The next hour blurred in Theo’s mind. But he knew
the reason for that. It was shock. At what followed. It acted like
a glass of water spilled over a page of writing, smearing all the
words and making them run into each other like tears. So quite how
he found himself walking into the driveway behind Valentina, he
wasn’t sure. Something to do with cigarettes. That was it.
‘Oh damn,’ she’d exclaimed. ‘I’m out of
smokes.’
‘Here, try one of mine,’ Theo offered.
‘Good God, no. They smell lethal.’
So he’d offered to drive her to the shop that sold
her foul little Russian cigarettes and she’d been delighted. She’d
gone over to her daughter, spoken softly in her ear, stroked her
hair, obviously explaining why she was skipping off. Lydia nodded
but made a face. Not happy. But in the drive he’d opened the
passenger door for Valentina, that much he did remember. And the
kiss. Her soft lips on his cheek and the smell of her scent, the
light touch of her hand on his chest. She was so happy it was
infectious, so brimful of life. It bubbled out of her. Her daughter
was safe from both Po Chu and Chang An Lo, while Alfred lay curled
in the palm of her hand.
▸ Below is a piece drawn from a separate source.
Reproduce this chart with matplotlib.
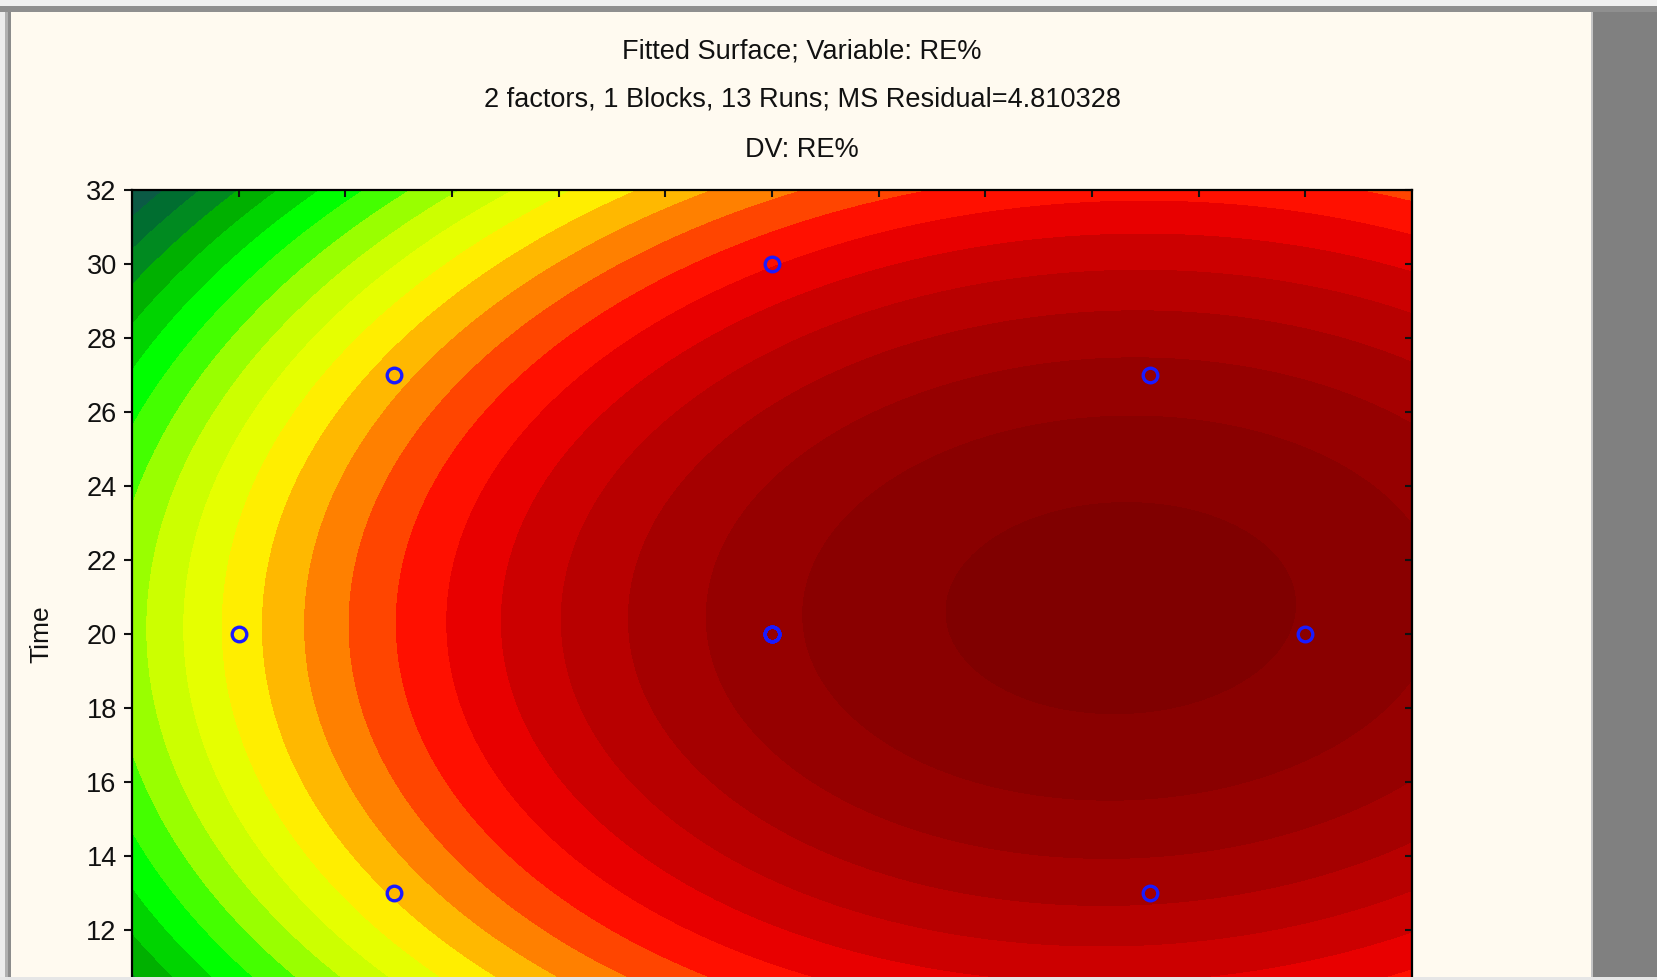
import matplotlib
matplotlib.use("Agg")
import matplotlib.pyplot as plt
from matplotlib.patches import Rectangle
import numpy as np

plt.rcParams['font.family'] = ['Liberation Sans', 'DejaVu Sans']

# design runs (central composite, 13 runs, 5 centre points)
x_runs = [3.46, 10.54, 3.46, 10.54, 2.0, 12.0, 7.0, 7.0, 7.0, 7.0, 7.0, 7.0, 7.0]
t_runs = [13, 13, 27, 27, 20, 20, 10, 30, 20, 20, 20, 20, 20]

# fitted quadratic  RE% = b0 + b1*x + b2*t + b11*x^2 + b22*t^2 + b12*x*t
b0, b1, b2 = 11.97, 6.359, 4.2748
b11, b22, b12 = -0.3226, -0.10646, 0.0129

levels = [0] + list(range(48, 90, 2)) + [100]
colors = ['#0b5a45', '#006e30', '#008a20', '#00b000', '#00d400', '#00ff00',
          '#44ff00', '#99ff00', '#ccff00', '#e6ff00', '#ffee00', '#ffb800',
          '#ff8000', '#ff4500', '#ff1000', '#e80000', '#cc0000', '#b80000',
          '#a50000', '#960000', '#8a0000', '#800000']

title_lines = ["Fitted Surface; Variable: RE%",
               "2 factors, 1 Blocks, 13 Runs; MS Residual=4.810328",
               "DV: RE%"]

W, H = 1658, 980
fig = plt.figure(figsize=(W / 100, H / 100), dpi=100)
fig.patch.set_facecolor('#fffaf0')


def px_rect(x0, y0, x1, y1, color, z=10):
    # rectangle in pixel coords, origin top left
    r = Rectangle((x0 / W, 1 - y1 / H), (x1 - x0) / W, (y1 - y0) / H,
                  transform=fig.transFigure, facecolor=color, edgecolor='none', zorder=z)
    fig.add_artist(r)


# plot area: top at 190px, left 132, right 1412, runs past the bottom edge
ax = fig.add_axes([132 / W, 1 - 1078 / H, 1280 / W, 888 / H])

xg = np.linspace(1, 13, 500)
tg = np.linspace(8, 32, 500)
X, T = np.meshgrid(xg, tg)
Z = b0 + b1 * X + b2 * T + b11 * X ** 2 + b22 * T ** 2 + b12 * X * T
ax.contourf(X, T, Z, levels=levels, colors=colors, antialiased=False)
ax.plot(x_runs, t_runs, 'o', mfc='none', mec='#1a1aff', ms=10.5, mew=2.4, clip_on=False)

ax.set_xlim(1, 13)
ax.set_ylim(8, 32)
ax.set_xticks(range(2, 13))
ax.set_yticks(range(8, 33, 2))
ax.tick_params(axis='y', labelsize=19.5, length=6, width=1.5,
               direction='out', pad=5, colors='#111111')
ax.tick_params(axis='x', labelsize=19.5, length=6, width=1.5, direction='out',
               colors='#111111')
ax.tick_params(top=True, right=True)
for t in ax.yaxis.get_major_ticks():
    t.tick2line.set_markersize(5)
    t.tick2line.set_marker(0)
for t in ax.xaxis.get_major_ticks():
    t.tick2line.set_markersize(5)
    t.tick2line.set_marker(3)
for s in ax.spines.values():
    s.set_linewidth(1.6)
    s.set_color('black')

ax.set_ylabel("Time", fontsize=19, color='#111111')
ax.yaxis.set_label_coords(-0.0617, 0.5)

for txt, yy in zip(title_lines, [52, 100, 150]):
    fig.text(802 / W, 1 - yy / H, txt, ha='center', va='center', fontsize=19.5, color='#111111')

# window frame around the chart
px_rect(0, 0, W, 6, '#f0f0f0')
px_rect(0, 6, W, 12, '#8f8f8f')
px_rect(0, 12, 5, H, '#ececec')
px_rect(5, 12, 8, H, '#b0b0b0')
px_rect(8, 12, 11, H, '#8c8c8c')
px_rect(1591, 12, 1593, H, '#c4c4c4')
px_rect(1593, 12, W, H, '#808080')
px_rect(0, 977, W, H, '#e6e6e6')

fig.savefig("out.png", dpi=100, facecolor=fig.get_facecolor())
What more could she want?
As Theo climbed into the driving seat he saw two
things that surprised him. One was Lydia standing in the doorway of
the house. He couldn’t imagine why she’d come to see them drive
off. The other was the Chinese woman, the one who’d thrust the cat
into his arms on the junk and who’d been hanging around his gates
for the last two days. What the hell was she doing here? The
foolish woman placed her stubby body directly in front of the car.
He hooted the horn. Her broad face and narrow eyes twisted into an
expression of hatred and she spat at the windshield.
‘Aah, this crazy town is full of mad creatures,’
Valentina complained, but she wasn’t alarmed. Nothing could dent
her good humour today.
‘I’ll get rid of her.’ Theo jumped out, and that
was when everything went wrong.
The woman swung back her arm and threw something
under the car. He started to run at her, but she was already racing
out of the drive at an astonishing pace. Theo put a spurt on and
had made it as far as the gate when the world cracked right down
the middle. He could think of no other explanation. The noise was
like the roar of the devil. He was hurled across the road and felt
his wrist snap as he landed. His ears seemed to implode. He
couldn’t hear.
He dragged himself off the tarmac and looked behind
him. The Morris Cowley was gone. In its place was a crater and a
few grotesque pieces of twisted metal. Behind it Alfred’s Armstrong
Siddeley was all hunched over as if it had been kicked in the
teeth. Broken glass trickled down from the sky like razor-sharp
rain. Ten yards away on the scorched lawn lay the tattered remains
of Valentina’s body. Her flesh turned to raw meat. Lydia was
kneeling beside it, her mouth open wide in a scream that Theo
couldn’t hear, her hands cradling her mother’s shattered
face.
It was then that shock shuffled the images in his
head and sent him spinning down into a cold black pit.